REQUIREMENT: Reproduce exactly the opening lines of the listing, stopping after the line that contains "right=of s7] (s8)" and including it.

^^^^

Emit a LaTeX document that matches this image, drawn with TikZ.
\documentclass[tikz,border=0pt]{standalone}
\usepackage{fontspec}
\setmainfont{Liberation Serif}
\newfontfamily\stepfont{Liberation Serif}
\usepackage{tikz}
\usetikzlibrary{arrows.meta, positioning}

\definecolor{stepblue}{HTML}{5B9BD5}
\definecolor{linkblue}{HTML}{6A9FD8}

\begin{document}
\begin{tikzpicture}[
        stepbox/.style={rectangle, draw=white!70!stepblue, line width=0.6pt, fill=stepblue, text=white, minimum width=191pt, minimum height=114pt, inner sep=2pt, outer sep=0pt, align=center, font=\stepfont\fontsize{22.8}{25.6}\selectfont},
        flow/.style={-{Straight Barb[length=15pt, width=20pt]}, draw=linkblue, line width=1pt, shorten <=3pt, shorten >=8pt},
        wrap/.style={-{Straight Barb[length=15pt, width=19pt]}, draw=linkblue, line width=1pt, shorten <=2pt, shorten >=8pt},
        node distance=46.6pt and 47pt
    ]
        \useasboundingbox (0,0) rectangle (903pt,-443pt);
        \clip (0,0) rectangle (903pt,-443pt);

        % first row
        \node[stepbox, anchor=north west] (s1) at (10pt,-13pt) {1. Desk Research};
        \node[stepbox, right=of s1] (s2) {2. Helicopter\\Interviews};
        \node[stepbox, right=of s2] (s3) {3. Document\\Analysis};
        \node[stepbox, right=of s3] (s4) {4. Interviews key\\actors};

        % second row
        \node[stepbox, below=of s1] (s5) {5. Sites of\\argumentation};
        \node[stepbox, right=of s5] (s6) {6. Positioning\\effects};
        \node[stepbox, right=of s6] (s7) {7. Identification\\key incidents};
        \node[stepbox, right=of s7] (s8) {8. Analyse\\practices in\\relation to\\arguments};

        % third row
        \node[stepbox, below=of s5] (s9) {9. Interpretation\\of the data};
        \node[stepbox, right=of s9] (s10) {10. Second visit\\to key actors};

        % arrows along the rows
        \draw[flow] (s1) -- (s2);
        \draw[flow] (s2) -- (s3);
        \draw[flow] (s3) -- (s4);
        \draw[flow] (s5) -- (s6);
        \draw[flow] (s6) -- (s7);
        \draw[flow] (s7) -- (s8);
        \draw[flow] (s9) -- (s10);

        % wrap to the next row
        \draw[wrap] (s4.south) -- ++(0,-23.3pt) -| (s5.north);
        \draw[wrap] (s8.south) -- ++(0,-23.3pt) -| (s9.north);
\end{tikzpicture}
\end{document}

^^^^

SOLVED EXERCISE:
Emit a LaTeX document that matches this image, drawn with TikZ.
\documentclass[tikz,border=0pt]{standalone}
\usepackage{fontspec}
\setmainfont{Liberation Serif}
\newfontfamily\stepfont{Liberation Serif}
\usepackage{tikz}
\usetikzlibrary{arrows.meta, positioning}

\definecolor{stepblue}{HTML}{5B9BD5}
\definecolor{linkblue}{HTML}{6A9FD8}

\begin{document}
\begin{tikzpicture}[
        stepbox/.style={rectangle, draw=white!70!stepblue, line width=0.6pt, fill=stepblue, text=white, minimum width=191pt, minimum height=114pt, inner sep=2pt, outer sep=0pt, align=center, font=\stepfont\fontsize{22.8}{25.6}\selectfont},
        flow/.style={-{Straight Barb[length=15pt, width=20pt]}, draw=linkblue, line width=1pt, shorten <=3pt, shorten >=8pt},
        wrap/.style={-{Straight Barb[length=15pt, width=19pt]}, draw=linkblue, line width=1pt, shorten <=2pt, shorten >=8pt},
        node distance=46.6pt and 47pt
    ]
        \useasboundingbox (0,0) rectangle (903pt,-443pt);
        \clip (0,0) rectangle (903pt,-443pt);

        % first row
        \node[stepbox, anchor=north west] (s1) at (10pt,-13pt) {1. Desk Research};
        \node[stepbox, right=of s1] (s2) {2. Helicopter\\Interviews};
        \node[stepbox, right=of s2] (s3) {3. Document\\Analysis};
        \node[stepbox, right=of s3] (s4) {4. Interviews key\\actors};

        % second row
        \node[stepbox, below=of s1] (s5) {5. Sites of\\argumentation};
        \node[stepbox, right=of s5] (s6) {6. Positioning\\effects};
        \node[stepbox, right=of s6] (s7) {7. Identification\\key incidents};
        \node[stepbox, right=of s7] (s8) {8. Analyse\\practices in\\relation to\\arguments};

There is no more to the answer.